Русские в Японии в конце 1853 и в начале 1854 годов | страница 11



В нашем журнале было уже говорено о содержании и достоинствах книги, нами теперь разбираемой36; занимательности рассказа и совершенствам слога уже была отдана надлежащая похвала в "Современнике", - похвала, подкрепленная выписками нескольких лучших страниц произведения. Потому-то мы не намерены повторять подробного разбора статей "Русские в Японии", и если будем приводить из нее выписки, то будем приводить их не как образчик лучших частей рассказа, но как подтверждение прежних наших выводов о г. Гончарове, как туристе. Впрочем, оно едва ли не одно и то же. Такова сила призвания в таланте, так велико очарование строк, в которых автор невольно высказывает нам задушевные стремления своей фантазии. Нет сомнения в том, что, например, Рюиздаль37 (мы опять продолжаем старое наше сближение) был способен мастерски написать море в Кастельмаре, или внутренность померанцевой рощи около Сорренто, или даже девственный лес Южной Америки, но проявить одному ему принадлежащий рюиздалевский элемент мог он, только изображая свои родные пейзажи. Так точно и элемент, составляющий отличительную прелесть первых произведений Гончарова, является в его новой книге только на тех страницах, где идут русские картины и русские воспоминания. Причина тому очень ясна, и все обстоятельство только служит честью для авторского таланта. В Японии он гость и зритель, в Петербурге и Обломовке он член одной семьи, истолкователь поэзии. Можно только жалеть о даровитом человеке, неспособном иметь своего тайника вдохновений, быстро прилепляющемся ко всякой новизне и на всю поэзию глядящего глазом космополита. В этом отношении г. Гончаров не грешит нисколько, а мы готовы отдать двадцать лучших его страниц (даже, например, изображение торжественного свидания с нагасакским губернатором) за одну страницу в таком роде.

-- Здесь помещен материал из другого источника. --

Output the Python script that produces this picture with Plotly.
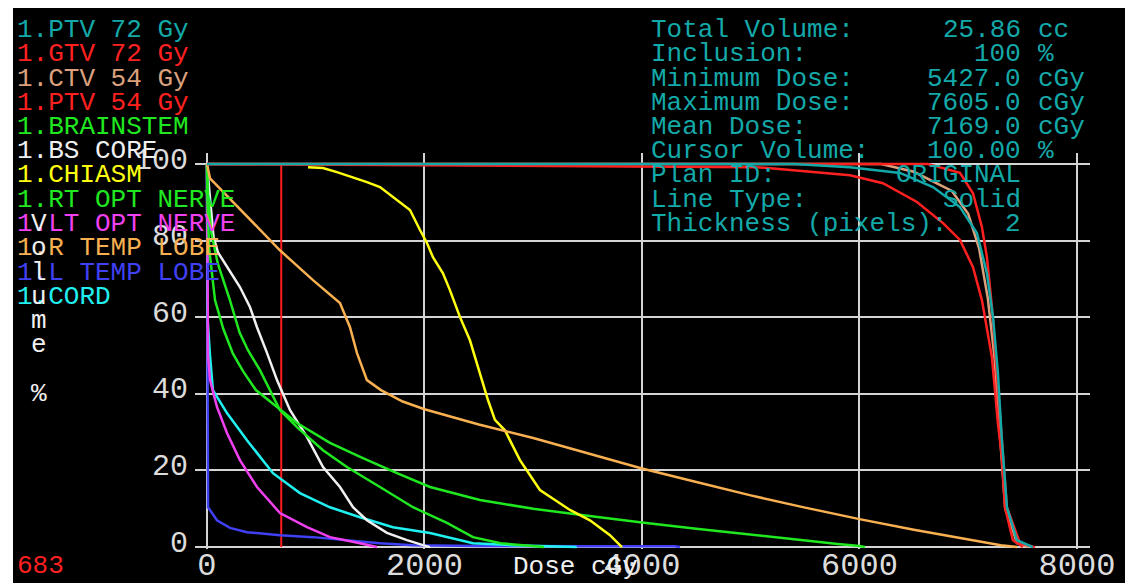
import plotly.graph_objects as go

# ---------------- data (dose in cGy, volume in %) ----------------
structures = ["1.PTV 72 Gy", "1.GTV 72 Gy", "1.CTV 54 Gy", "1.PTV 54 Gy", "1.BRAINSTEM",
              "1.BS CORE", "1.CHIASM", "1.RT OPT NERVE", "1.LT OPT NERVE",
              "1.R TEMP LOBE", "1.L TEMP LOBE", "1.CORD"]
colors = ["#14a9a9", "#ff2020", "#dca07c", "#ff2020", "#20e820",
          "#f0f0f0", "#ffff10", "#20e820", "#f040f0",
          "#f8b050", "#4040f4", "#20f0f0"]

ptv72_dose = [0, 5400, 5913, 6372, 6676, 6924, 7080, 7172, 7228, 7273, 7310, 7356, 7448, 7595]
ptv72_vol = [100, 100, 99.2, 97.7, 94.0, 88.8, 82.0, 71.5, 60.1, 45.4, 27.9, 10.4, 1.8, 0]

gtv72_dose = [0, 6630, 6924, 7044, 7126, 7172, 7218, 7264, 7310, 7356, 7476, 7614]
gtv72_vol = [100, 100, 97.7, 92.4, 83.6, 75.7, 62.7, 45.4, 27.9, 10.4, 1.0, 0]

ctv54_dose = [0, 6200, 6500, 6850, 7000, 7100, 7180, 7240, 7290, 7340, 7450, 7560]
ctv54_vol = [100, 100, 98, 93, 87, 78, 65, 50, 30, 10, 1, 0]

ptv54_dose = [0, 5057, 5913, 6216, 6529, 6768, 6924, 7044, 7126, 7172, 7218, 7246, 7273, 7310, 7338, 7411, 7503]
ptv54_vol = [100, 99.2, 97.1, 95.0, 90.1, 84.6, 80.2, 73.1, 64.5, 57.4, 49.6, 41.0, 32.4, 23.5, 10.4, 1.8, 0]

brainstem_dose = [0, 5, 20, 74, 150, 239, 330, 450, 644, 828, 1131, 1434, 1747, 2051, 2510,
                  3000, 3500, 4000, 4500, 5000, 5500, 5800, 6000, 6050]
brainstem_vol = [100, 90, 78, 64.5, 57, 50.5, 46, 41, 36.6, 32.4, 27.2, 23.2, 19.3, 15.7, 12.3,
                 10, 8.2, 6.4, 4.8, 3.2, 1.6, 0.8, 0.3, 0]

bscore_dose = [0, 30, 60, 100, 184, 303, 395, 460, 552, 644, 763, 920, 1067, 1223, 1343, 1471, 1655, 1839, 1986, 2050]
bscore_vol = [100, 90, 81, 77, 73.1, 67.9, 62.7, 57.4, 50.7, 43.6, 35.8, 28.7, 20.9, 15.7, 10.4, 7.0, 3.7, 1.8, 0.5, 0]

chiasm_dose = [929, 1067, 1195, 1343, 1471, 1591, 1710, 1867, 1959, 2023, 2078, 2170, 2234, 2326, 2418, 2510,
               2584, 2648, 2740, 2878, 2970, 3062, 3200, 3338, 3522, 3706, 3816]
chiasm_vol = [99.2, 99.0, 97.9, 96.6, 95.3, 94.0, 91.4, 88.0, 82.8, 79.4, 75.7, 71.5, 67.1, 60.1, 54.0, 45.4,
              38.4, 33.2, 30.5, 22.7, 18.8, 14.9, 12.3, 9.7, 7.0, 3.1, 0]

rtopt_dose = [0, 10, 40, 100, 211, 300, 377, 487, 671, 828, 1067, 1287, 1591, 1894, 2207, 2446, 2700, 3000, 3100]
rtopt_vol = [100, 92, 82, 74, 64.5, 56, 51.4, 46.2, 35.8, 31.3, 25.3, 20.9, 15.7, 10.4, 6.3, 2.6, 1.0, 0.3, 0]

ltopt_dose = [0, 5, 10, 28, 92, 184, 303, 460, 671, 920, 1131, 1407, 1563]
ltopt_vol = [100, 70, 50, 43.6, 36.6, 29.8, 22.7, 15.7, 8.9, 5.2, 2.6, 1.0, 0]

rtemp_dose = [0, 28, 671, 975, 1223, 1315, 1379, 1471, 1600, 1800, 2000, 2500, 3000, 3500, 4000,
              4500, 5000, 5500, 6000, 6500, 7000, 7300, 7450]
rtemp_vol = [100, 96.3, 77.5, 69.7, 63.7, 57.4, 50.7, 43.6, 41, 38, 36, 32, 28.5, 24.5, 20.5,
             17, 13.5, 10.3, 7.3, 4.5, 2, 0.5, 0]

ltemp_dose = [0, 5, 10, 92, 211, 368, 671, 975, 1287, 1591, 1894, 2500, 3500, 4300, 4350]
ltemp_vol = [100, 50, 10.4, 7.0, 5.0, 3.9, 3.1, 2.6, 1.8, 1.0, 0.5, 0.3, 0.2, 0.2, 0]

cord_dose = [0, 5, 28, 55, 184, 368, 607, 855, 1131, 1407, 1710, 2051, 2446, 2800, 3400]
cord_vol = [100, 60, 50, 41.0, 35.0, 27.9, 19.3, 14.1, 10.4, 7.8, 5.2, 3.7, 1.0, 0.5, 0]

cursor_dose = [683, 683]
cursor_vol = [0, 100]
cursor_label = "683"

x_ticks = [0, 2000, 4000, 6000, 8000]
y_ticks = [0, 20, 40, 60, 80, 100]

stat_labels = ["Total Volume:", "Inclusion:", "Minimum Dose:", "Maximum Dose:", "Mean Dose:",
               "Cursor Volume:", "Plan ID:", "Line Type:", "Thickness (pixels):"]
stat_values = ["25.86", "100", "5427.0", "7605.0", "7169.0", "100.00", "ORIGINAL", "Solid", "2"]
stat_units = ["cc", "%", "cGy", "cGy", "cGy", "%", "", "", ""]

y_title_chars = ["V", "o", "l", "u", "m", "e", " ", "%"]
x_title = "Dose cGy"

curves = {
    "1.PTV 72 Gy": (ptv72_dose, ptv72_vol),
    "1.GTV 72 Gy": (gtv72_dose, gtv72_vol),
    "1.CTV 54 Gy": (ctv54_dose, ctv54_vol),
    "1.PTV 54 Gy": (ptv54_dose, ptv54_vol),
    "1.BRAINSTEM": (brainstem_dose, brainstem_vol),
    "1.BS CORE": (bscore_dose, bscore_vol),
    "1.CHIASM": (chiasm_dose, chiasm_vol),
    "1.RT OPT NERVE": (rtopt_dose, rtopt_vol),
    "1.LT OPT NERVE": (ltopt_dose, ltopt_vol),
    "1.R TEMP LOBE": (rtemp_dose, rtemp_vol),
    "1.L TEMP LOBE": (ltemp_dose, ltemp_vol),
    "1.CORD": (cord_dose, cord_vol),
}
color_of = dict(zip(structures, colors))

# ---------------- figure geometry ----------------
OFF = 8                      # page body margin
W, H = 1134 - 2 * OFF, 585 - OFF
L, R, T, B = 195 - OFF, 1090 - OFF, 153 - OFF, 549 - OFF


def sx(x):
    """screen x pixel -> paper coordinate"""
    return (x - OFF - L) / (R - L)


def sy(y):
    """screen y pixel -> paper coordinate"""
    return (B - (y - OFF)) / (B - T)


fig = go.Figure()

fig.add_trace(go.Scatter(x=cursor_dose, y=cursor_vol, mode="lines",
                         line=dict(color="#ff1c1c", width=2), showlegend=False, hoverinfo="skip"))

draw_order = ["1.L TEMP LOBE", "1.CORD", "1.LT OPT NERVE", "1.BS CORE", "1.RT OPT NERVE",
              "1.BRAINSTEM", "1.CHIASM", "1.R TEMP LOBE", "1.CTV 54 Gy", "1.PTV 54 Gy",
              "1.GTV 72 Gy", "1.PTV 72 Gy"]
for name in draw_order:
    d, v = curves[name]
    fig.add_trace(go.Scatter(x=d, y=v, mode="lines", name=name,
                             line=dict(color=color_of[name], width=2.5, shape="linear"),
                             showlegend=False, hoverinfo="skip"))

mono = "Liberation Mono"
annotations = []
line_y0, line_dy = 30, 24.25
for i, name in enumerate(structures):
    annotations.append(dict(x=sx(15), y=sy(line_y0 + i * line_dy), xref="paper", yref="paper",
                            text=name, showarrow=False, xanchor="left", yanchor="middle",
                            font=dict(family=mono, size=26, color=color_of[name])))
for j, ch in enumerate(y_title_chars):
    if ch.strip():
        annotations.append(dict(x=sx(38.5), y=sy(line_y0 + (8 + j) * line_dy), xref="paper", yref="paper",
                                text=ch, showarrow=False, xanchor="center", yanchor="middle",
                                font=dict(family=mono, size=26, color="#f0f0f0")))
teal = "#14a9a9"
for i, (lab, val, unit) in enumerate(zip(stat_labels, stat_values, stat_units)):
    yy = sy(line_y0 + i * line_dy)
    annotations.append(dict(x=sx(649), y=yy, xref="paper", yref="paper", text=lab, showarrow=False,
                            xanchor="left", yanchor="middle", font=dict(family=mono, size=26, color=teal)))
    annotations.append(dict(x=sx(1023), y=yy, xref="paper", yref="paper", text=val, showarrow=False,
                            xanchor="right", yanchor="middle", font=dict(family=mono, size=26, color=teal)))
    if unit:
        annotations.append(dict(x=sx(1036), y=yy, xref="paper", yref="paper", text=unit, showarrow=False,
                                xanchor="left", yanchor="middle", font=dict(family=mono, size=26, color=teal)))
annotations.append(dict(x=sx(15), y=sy(566), xref="paper", yref="paper", text=cursor_label, showarrow=False,
                        xanchor="left", yanchor="middle", font=dict(family=mono, size=26, color="#ff2020")))
annotations.append(dict(x=sx(511), y=sy(567), xref="paper", yref="paper", text=x_title, showarrow=False,
                        xanchor="left", yanchor="middle", font=dict(family=mono, size=26, color="#f0f0f0")))

fig.update_layout(
    width=W, height=H,
    margin=dict(l=L, r=W - R, t=T, b=H - B, pad=0, autoexpand=False),
    paper_bgcolor="white", plot_bgcolor="black",
    showlegend=False,
    annotations=annotations,
    shapes=[dict(type="rect", xref="paper", yref="paper", x0=sx(13), x1=sx(1125), y0=sy(583), y1=sy(6),
                 fillcolor="black", line=dict(width=0), layer="below")],
    xaxis=dict(range=[-110, 8120], tickvals=x_ticks, ticktext=[str(t) for t in x_ticks],
               showgrid=True, gridcolor="#d4d4d4", gridwidth=2, zeroline=False, showline=False,
               automargin=False,
               ticks="", tickfont=dict(family=mono, size=32, color="#dcdcdc"), ticklabelstandoff=-7),
    yaxis=dict(range=[-0.5, 102.9], tickvals=y_ticks, ticktext=[str(t) for t in y_ticks],
               showgrid=True, gridcolor="#d4d4d4", gridwidth=2, zeroline=False, showline=False,
               automargin=False,
               ticks="", tickfont=dict(family=mono, size=30, color="#dcdcdc"),
               ticklabelstandoff=6, ticklabelshift=-6),
)

fig.write_html("out.html")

"Ужасно поет на дворе, ветер стал свежеть, убрали брамсели, а вскоре взяли еще риф у марселей. Как улыбаются мне теперь картины сухопутного путешествия, если б вы знали, особенно по России! Едешь не торопясь, без сроку, по своей надобности, с хорошими спутниками. Качки нет, хотя и тряско, но то не беда. Колокольчик заглушает ветер. В холодную ночь спрячешься в экипаж, утонешь в перины, закроешься одеялом и знать ничего не хочешь. Утром поздно уже, переспав два раза срок, путешественник вдруг освобождает с трудом свою голову из-под спуда подушек, вскакивает с прической a 1'imbecile и дико озирается по сторонам, думая: "Что это за деревья, откуда они взялись и зачем он сам тут?" Очнувшись, шарит около себя, ища картуза, и видит, что в него, вместо головы, угодила нога, или ощупывает его под собой, а иногда и вовсе не находит. Потом пойдут вопросы, далеко ли отъехали, скоро ли приедут на станцию, как называется вон та деревня, что в овраге. Потом станция, чай, легкая утренняя дрожь, теньеровские картины, там опять живая и разнообразная декорация лесов, пашен, дальних сел и деревень, пекущее солнце, оводы, недолгий жар и снова станция, обед, приветливые лица да двугривенные, после сон, наконец знакомый шлагбаум, знакомая улица, знакомый дом, а там она, или он, или оно... Ах, где вы милые, знакомые явления! А здесь что такое? Одной рукой пишу, другой держусь за переборку, бюро лезет на меня, я лезу на стену. До свидания".